No exato momento em que o presidente Luiz Inácio Lula da Silva leva aos países nórdicos o seu projeto-obsessão, os biocombustíveis, esse tipo de energia alternativa recebe um petardo na linha de navegação.
A OCDE advertiu ontem que os biocombustíveis fazem mal à saúde (da economia mundial), podem prejudicar ecossistemas e nem são tão relevantes para conter as emissões dos gases que causam o efeito estufa e levam ao aquecimento global, o novo fantasma a assombrar o planeta.
OCDE é a Organização para a Cooperação e Desenvolvimento Econômico, o clubão dos 30 países mais ricos do mundo, que, há quatro meses, convidou o Brasil para ser membro pleno (hoje é apenas observador).
Reúne, portanto, todos os países que Lula quer atrair para um programa global de investimentos na produção de biocombustíveis, caso de Estados Unidos e das principais nações da União Européia.
O relatório da OCDE, antecipado ontem na capa pelo jornal britânico "Financial Times", diz que "o presente esforço para expandir o uso de biocombustíveis está criando insustentável tensão que desorganizará os mercados sem gerar benefícios ambientais significativos".

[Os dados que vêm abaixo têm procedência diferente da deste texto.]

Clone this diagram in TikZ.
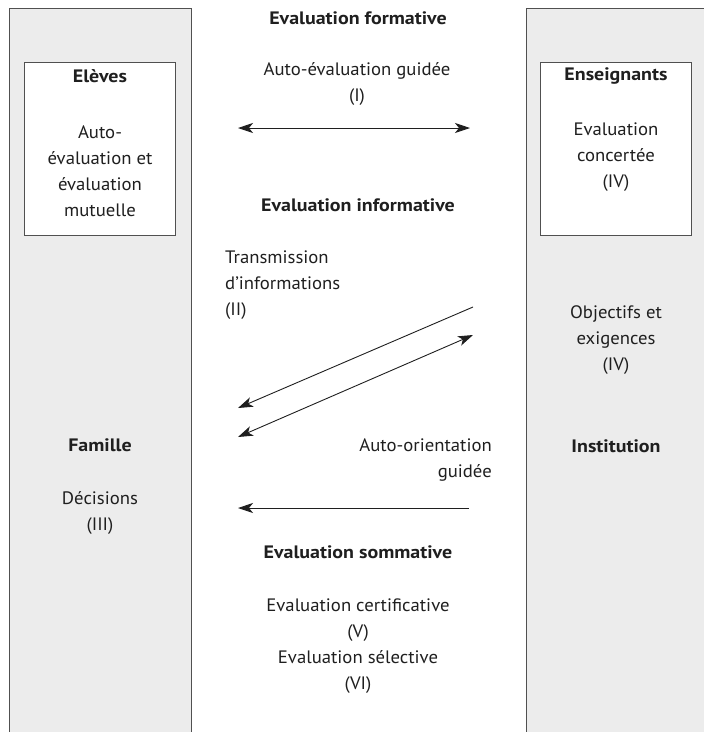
\documentclass[tikz,border=0pt]{standalone}
\usepackage{fontspec}
\setmainfont[FakeStretch=1.04]{PT Sans}
\newfontfamily\headfont[FakeStretch=1.11]{PT Sans}
\usetikzlibrary{arrows.meta}
\definecolor{colfill}{RGB}{236,236,236}
\definecolor{rulegray}{RGB}{80,80,80}
\begin{document}
\begin{tikzpicture}[x=1pt,y=-1pt,
  txt/.style={font=\fontsize{18}{26}\selectfont, align=center, inner sep=0pt, text=black!88},
  ttl/.style={txt, font=\fontsize{18}{26}\headfont\bfseries},
  panel/.style={fill=colfill, draw=none},
  rim/.style={draw=rulegray, line width=0.9pt},
  actor/.style={draw=rulegray, line width=0.9pt, fill=white, inner sep=0pt},
  link/.style={line width=0.9pt, black!88, -{Stealth[length=15pt,width=10pt,inset=4pt]}},
  duplex/.style={link, {Stealth[length=15pt,width=10pt,inset=4pt]}-{Stealth[length=15pt,width=10pt,inset=4pt]}}
]
\useasboundingbox (0,0) rectangle (704,732);

% side panels (left: pupils/family, right: teachers/institution)
\fill[panel] (9,8) rectangle (191,740);
\draw[rim] (9,740) -- (9,8) -- (191,8) -- (191,740);
\fill[panel] (526,8) rectangle (712,740);
\draw[rim] (526,740) -- (526,8) -- (712,8);

% framed actor boxes
\node[actor, minimum width=151pt, minimum height=173pt] (eleves) at (99.5,148.5) {};
\node[actor, minimum width=151pt, minimum height=173pt] (ens) at (616,148.5) {};

% left column texts
\node[ttl] (elevesT) at (100,76) {Elèves};
\node[txt] (elevesB) at (100,171) {Auto-\\évaluation et\\évaluation\\mutuelle};
\node[ttl] (famille) at (100,445) {Famille};
\node[txt] (decisions) at (100,513) {Décisions\\(III)};

% right column texts
\node[ttl] (ensT) at (616,76) {Enseignants};
\node[txt] (ensB) at (616,157) {Evaluation\\concertée\\(IV)};
\node[txt] (objectifs) at (616,340) {Objectifs et\\exigences\\(IV)};
\node[ttl] (institution) at (616,446) {Institution};

% middle texts
\node[ttl] (formative) at (358,18) {Evaluation formative};
\node[txt] (autoeval) at (357,84) {Auto-évaluation guidée\\(I)};
\node[ttl] (informative) at (358,205) {Evaluation informative};
\node[txt, align=left, anchor=west] (transmission) at (225,285) {Transmission\\d’informations\\(II)};
\node[txt, align=right, anchor=east] (autoorient) at (492,460) {Auto-orientation\\guidée};
\node[ttl] (sommative) at (358,552) {Evaluation sommative};
\node[txt] (certif) at (358,646) {Evaluation certificative\\(V)\\Evaluation sélective\\(VI)};

% connector end points
\coordinate (aL) at (238,128);
\coordinate (aR) at (470,128);
\coordinate (b1R) at (473,307);
\coordinate (b1L) at (238,408);
\coordinate (b2L) at (238,437);
\coordinate (b2R) at (473,335);
\coordinate (cR) at (469,508);
\coordinate (cL) at (238,508);

% connectors
\draw[duplex] (aL) -- (aR);
\draw[link] (b1R) -- (b1L);
\draw[duplex] (b2L) -- (b2R);
\draw[link] (cR) -- (cL);
\end{tikzpicture}
\end{document}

Traduzindo: a corrida para plantar produtos que possam se transformar em álcool leva a uma alta de preços dos alimentos, na medida em que o plantio destes é deixado de lado em favor do mais rentável biocombustível.
Relatório anterior da OCDE, em conjunto com a FAO (Organização das Nações Unidas para a Agricultura e Alimentação), já dizia que a alta dos preços de alimentos lançara na agenda o debate "comida x combustível". Previa, ademais, que os preços das commodities agrícolas tendiam a ficar acima dos níveis históricos pelos próximos dez anos, em parte por causa da competição com a produção para combustíveis.
É paradoxal que o argumento do clube dos ricos seja muito parecido com o que vem sendo usado pelo maior inimigo ideológico deles, o presidente cubano Fidel Castro.
Agora, no entanto, o alerta da OCDE vai mais longe, ao apontar outros problemas. Primeiro, diz que o corte na emissão de gases poluentes será de magros 3%, com a adoção dos biocombustíveis em substituição aos combustíveis fósseis.
Depois, ainda aponta a tendência de substituir com plantações para a bioenergia "ecossistemas naturais, como as florestas, os pântanos e as pastagens".
O relatório tem, entretanto, um viés que pode neutralizar ou anular sua consistência técnica: leva em conta custos de biocombustíveis produzidos nos Estados Unidos e na Europa, que são reconhecidamente altos demais. O álcool norte-americano sai do milho, ao passo que o brasileiro é derivado da cana-de-açúcar, com custo de produção 30% menor.
Além disso, "o balanço energético é extremamente favorável: a cana produz 8,3 unidades de energia renovável para cada unidade de energia fóssil utilizada para produzi-la, um valor 5,5 vezes superior ao que o milho produz", afirma estudo de Marcos Jank, um dos maiores especialistas brasileiros em agricultura.
Jank nega também que o dilema "comida x combustível" se aplique ao Brasil: "O Brasil poderia produzir os 132 bilhões de litros de álcool, que seriam necessários para substituir 15% da gasolina dos Estados Unidos [meta do governo Bush], com cerca de 20 milhões de hectares de cana-de-açúcar, o triplo da área atual de cana, porém apenas 10% da nossa reserva de pastagens".
De todo modo, o impacto político de um relatório que leva o selo da OCDE é poderoso. Certamente a disputa "comida x combustível" acabará ocupando o centro do palco, na reunião que o presidente Bush convocou para este mês com os líderes de 15 países, entre os quais o Brasil, para discutir a questão.